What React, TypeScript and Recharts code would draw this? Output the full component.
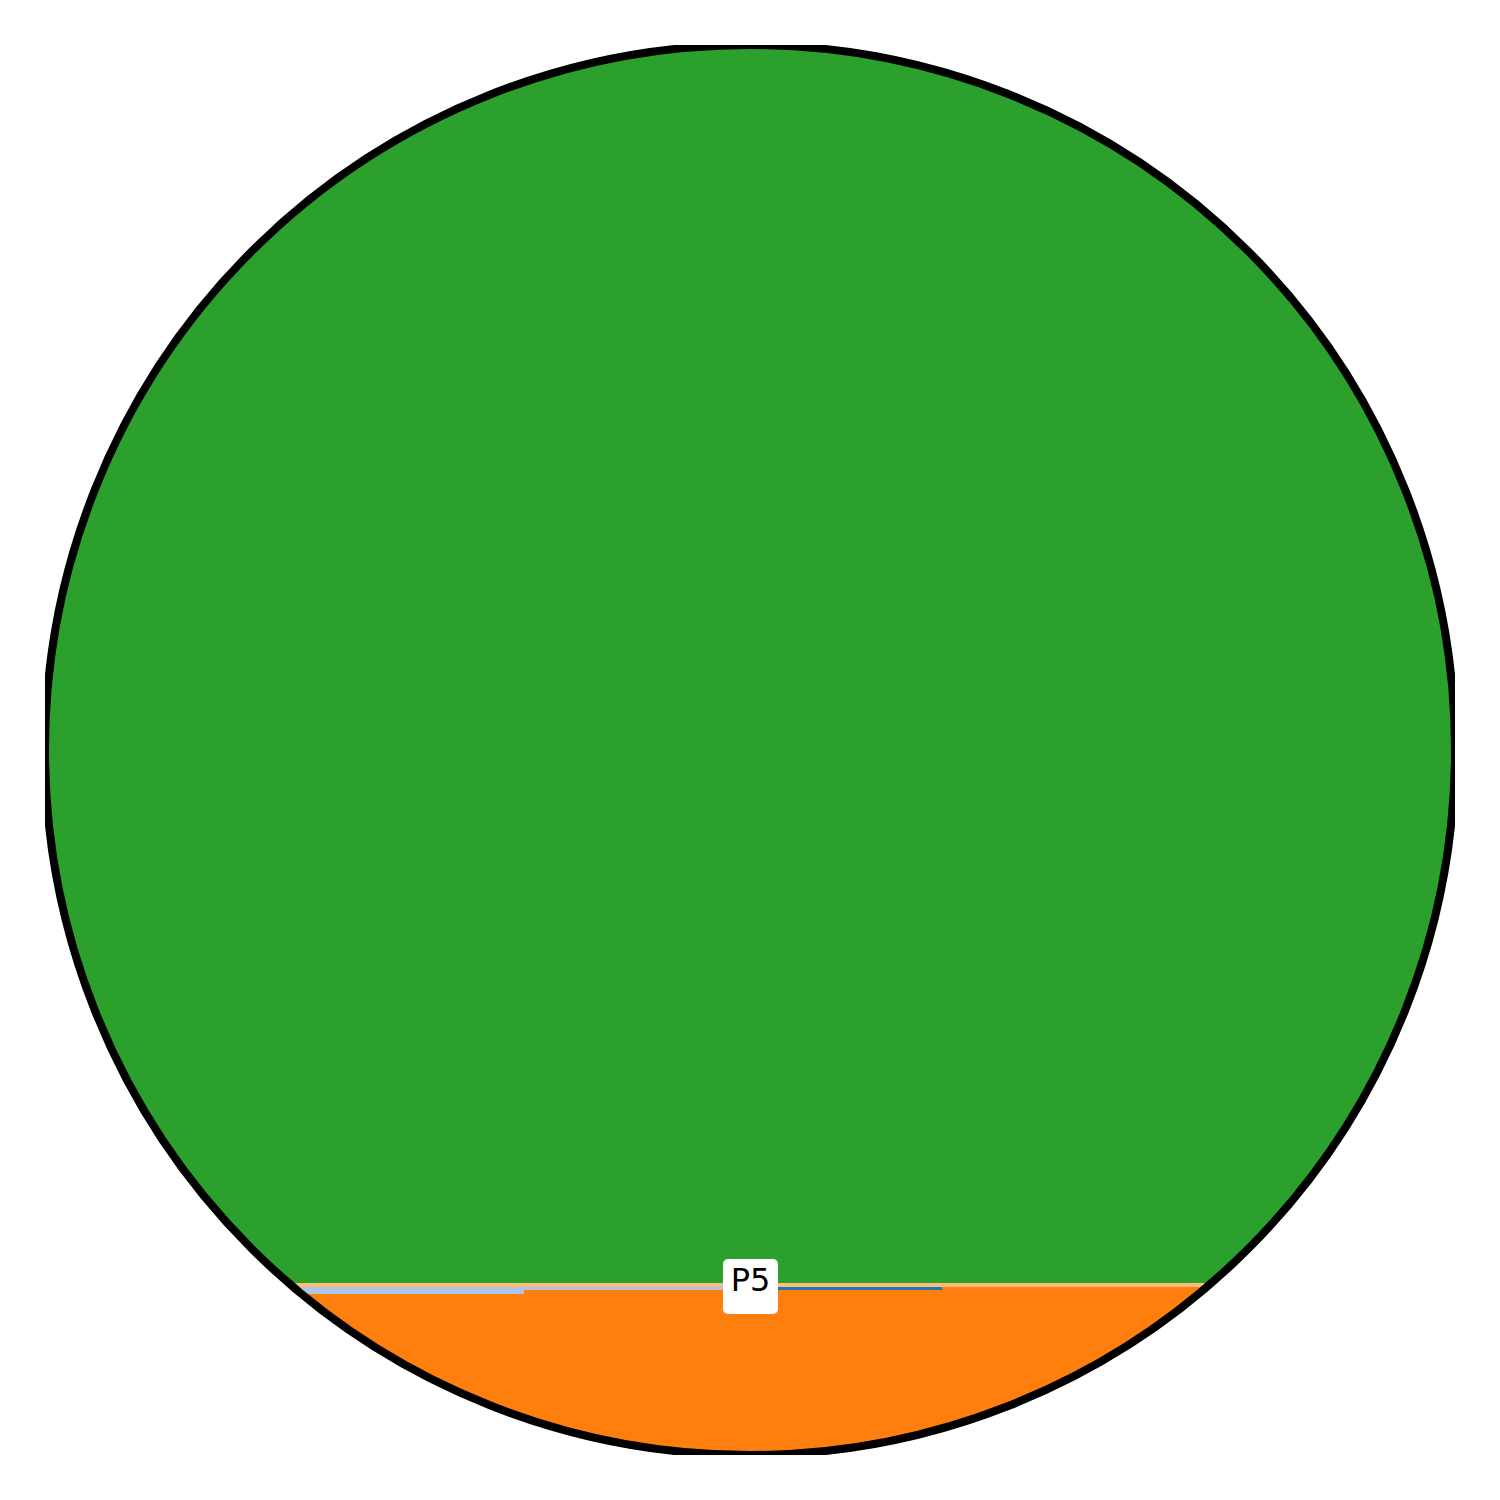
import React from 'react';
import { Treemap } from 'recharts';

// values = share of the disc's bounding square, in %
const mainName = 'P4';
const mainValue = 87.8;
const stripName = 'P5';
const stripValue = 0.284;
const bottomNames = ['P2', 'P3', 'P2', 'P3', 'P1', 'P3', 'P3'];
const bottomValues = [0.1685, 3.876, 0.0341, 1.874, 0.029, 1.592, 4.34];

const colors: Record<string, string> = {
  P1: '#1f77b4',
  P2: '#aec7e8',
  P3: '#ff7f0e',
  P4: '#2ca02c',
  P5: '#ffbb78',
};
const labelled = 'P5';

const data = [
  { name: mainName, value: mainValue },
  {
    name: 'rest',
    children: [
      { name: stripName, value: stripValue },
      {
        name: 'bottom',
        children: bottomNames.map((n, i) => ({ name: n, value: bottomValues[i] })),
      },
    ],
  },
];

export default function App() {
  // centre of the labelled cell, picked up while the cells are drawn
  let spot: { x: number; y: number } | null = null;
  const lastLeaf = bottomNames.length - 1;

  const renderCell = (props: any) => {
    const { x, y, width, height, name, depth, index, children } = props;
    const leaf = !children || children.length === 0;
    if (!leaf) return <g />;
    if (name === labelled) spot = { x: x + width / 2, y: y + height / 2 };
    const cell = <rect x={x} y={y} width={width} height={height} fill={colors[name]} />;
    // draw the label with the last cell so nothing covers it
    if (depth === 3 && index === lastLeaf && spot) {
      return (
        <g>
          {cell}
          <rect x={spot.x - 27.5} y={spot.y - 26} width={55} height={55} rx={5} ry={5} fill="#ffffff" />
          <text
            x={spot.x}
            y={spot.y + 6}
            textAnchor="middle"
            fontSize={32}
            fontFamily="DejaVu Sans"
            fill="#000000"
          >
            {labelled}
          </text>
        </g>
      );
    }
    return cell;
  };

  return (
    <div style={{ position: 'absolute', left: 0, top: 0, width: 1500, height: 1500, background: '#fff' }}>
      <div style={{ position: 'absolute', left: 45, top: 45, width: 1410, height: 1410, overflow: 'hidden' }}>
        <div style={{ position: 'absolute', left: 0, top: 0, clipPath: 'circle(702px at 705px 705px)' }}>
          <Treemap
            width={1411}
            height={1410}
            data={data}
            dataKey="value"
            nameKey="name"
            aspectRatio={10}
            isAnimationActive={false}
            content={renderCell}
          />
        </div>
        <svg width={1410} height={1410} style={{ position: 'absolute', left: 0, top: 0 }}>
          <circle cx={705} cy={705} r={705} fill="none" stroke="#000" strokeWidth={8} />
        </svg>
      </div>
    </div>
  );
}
——————
## Set task
Copy out the whole listing exactly, and don't carry over any pictures.

## Solution to this exercise
What React, TypeScript and Recharts code would draw this? Output the full component.
import React from 'react';
import { Treemap } from 'recharts';

// values = share of the disc's bounding square, in %
const mainName = 'P4';
const mainValue = 87.8;
const stripName = 'P5';
const stripValue = 0.284;
const bottomNames = ['P2', 'P3', 'P2', 'P3', 'P1', 'P3', 'P3'];
const bottomValues = [0.1685, 3.876, 0.0341, 1.874, 0.029, 1.592, 4.34];

const colors: Record<string, string> = {
  P1: '#1f77b4',
  P2: '#aec7e8',
  P3: '#ff7f0e',
  P4: '#2ca02c',
  P5: '#ffbb78',
};
const labelled = 'P5';

const data = [
  { name: mainName, value: mainValue },
  {
    name: 'rest',
    children: [
      { name: stripName, value: stripValue },
      {
        name: 'bottom',
        children: bottomNames.map((n, i) => ({ name: n, value: bottomValues[i] })),
      },
    ],
  },
];

export default function App() {
  // centre of the labelled cell, picked up while the cells are drawn
  let spot: { x: number; y: number } | null = null;
  const lastLeaf = bottomNames.length - 1;

  const renderCell = (props: any) => {
    const { x, y, width, height, name, depth, index, children } = props;
    const leaf = !children || children.length === 0;
    if (!leaf) return <g />;
    if (name === labelled) spot = { x: x + width / 2, y: y + height / 2 };
    const cell = <rect x={x} y={y} width={width} height={height} fill={colors[name]} />;
    // draw the label with the last cell so nothing covers it
    if (depth === 3 && index === lastLeaf && spot) {
      return (
        <g>
          {cell}
          <rect x={spot.x - 27.5} y={spot.y - 26} width={55} height={55} rx={5} ry={5} fill="#ffffff" />
          <text
            x={spot.x}
            y={spot.y + 6}
            textAnchor="middle"
            fontSize={32}
            fontFamily="DejaVu Sans"
            fill="#000000"
          >
            {labelled}
          </text>
        </g>
      );
    }
    return cell;
  };

  return (
    <div style={{ position: 'absolute', left: 0, top: 0, width: 1500, height: 1500, background: '#fff' }}>
      <div style={{ position: 'absolute', left: 45, top: 45, width: 1410, height: 1410, overflow: 'hidden' }}>
        <div style={{ position: 'absolute', left: 0, top: 0, clipPath: 'circle(702px at 705px 705px)' }}>
          <Treemap
            width={1411}
            height={1410}
            data={data}
            dataKey="value"
            nameKey="name"
            aspectRatio={10}
            isAnimationActive={false}
            content={renderCell}
          />
        </div>
        <svg width={1410} height={1410} style={{ position: 'absolute', left: 0, top: 0 }}>
          <circle cx={705} cy={705} r={705} fill="none" stroke="#000" strokeWidth={8} />
        </svg>
      </div>
    </div>
  );
}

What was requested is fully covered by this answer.